И она вновь стала плакать.

— А ты, Катерина? — сказал ей Франсуа, — тебе тоже задолжали? Твое-то жалованье тебе платят?

— Мне, задолжали! — завопила Катерина; голос ее из жалобного стал похож на рев быка. — Да никогда! Никогда! Заплачено ли мне жалование или нет, это никого не касается.

— В добрый час, Катерина, это хорошо сказано! — промолвил Франсуа. — Продолжай хорошенько ухаживать за своею хозяйкой и не беспокойся об остальном. Я заработал немного у своих хозяев и принес с собою довольно, чтобы спасти лошадей, урожай и деревья. Что же касается мельницы, то я скажу ей два словечка, и если она порасстроилась, мне не нужно мастера, чтобы она у меня заплясала. Пусть Жани, который проворен, как бабочка, побежит сейчас же, до вечера, а также завтра с самого утра, и оповестит всех, что мельница кричит, как десять тысяч дьяволов, и мельник ждет зерна.

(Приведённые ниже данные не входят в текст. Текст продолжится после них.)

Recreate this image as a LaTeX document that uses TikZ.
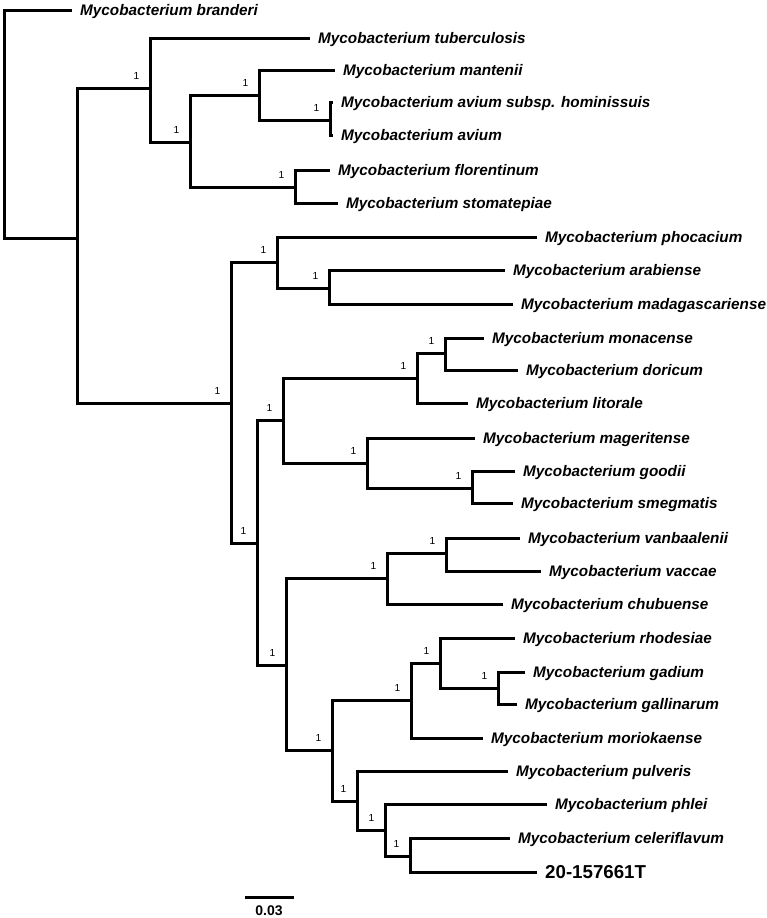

— А врача для нашей хозяйки?

— Я подумал и об этом; но я хочу еще поглядеть на нее сегодня до ночи, чтобы решиться. Видишь ли, Катерина, по-моему врачи очень кстати, когда они необходимы больному; но когда болезнь не очень сильна, от нее лучше избавляешься с помощью божьей, чем от их лекарств. Не говоря уже о том, что лицо врача, исцеляющее богатых, часто убивает бедных. То, что радует и забавляет довольство, пугает тех, кто видит эти лица только в минуты опасности, и это все в них переворачивает. У меня сидит в голове, что мадам Бланшэ скоро поправится, когда увидит, что ей помогают в ее делах. Но, прежде чем мы кончим этот разговор, скажи мне, Катерина, еще одно: я жду от тебя правдивого слова, и ты не должна стесняться сказать мне правду. Все это останется между нами, и если ты меня помнишь, а я не изменился, ты должна знать, что сердце подкидыша хорошо сохраняет тайну.

— Да, да, я знаю это, — сказала Катерина, — но зачем ты себя считаешь подкидышем? Тебя не будут больше так называть, так как это к тебе не подходит, Франсуа.

— Не обращай на это внимания. Я всегда буду тем, что я есть, и мне это безразлично. Скажи мне, что ты думаешь о твоей молодой хозяйке, Мариете Бланшэ?

— Ах, вот что! Она хорошенькая девушка. Не пришло ли вам в голову на ней жениться? У нее есть кое-что; ее брат не мог коснуться до ее имущества, так как это имущество несовершеннолетней, и если только вы не получили наследства, господин Франсуа…

— Подкидыши не получают наследства, — сказал Франсуа, — а что касается женитьбы, мне столько же времени думать об этом, как каштану в печи. Я хочу знать от тебя, лучше ли эта девушка, чем ее покойный брат, и принесет ли она Мадлене радость или, наоборот, неприятности, оставаясь у нее в доме?

— Вот на это, — сказала Катерина, — один бог мог бы вам ответить, но не я. До сего времени в ней не было хитрости, да и вообще ничего сколько-нибудь серьезного. Она любит наряды, уборы с кружевами и танцы. Мадлена ее так балует и так хорошо с ней обращается, что она не имела повода показать, есть ли у нее зубы. Она еще никогда не страдала, и мы не можем сказать, что из нее выйдет.

— Очень ли она любила своего брата?

— Да так себе, разве только когда он водил ее по вечеринкам, а наша хозяйка ему выговаривала, что нельзя водить приличную девушку в общество Северы. Тогда девчурка, у которой одни удовольствия в голове, ласкалась к брату и дулась на Мадлену, которой приходилось уступать. И, таким образом, Мариета не настолько враждебна к Севере, как мне этого хотелось бы. Но нельзя сказать, чтобы она была нелюбезна и плохо обходилась со своею невесткой.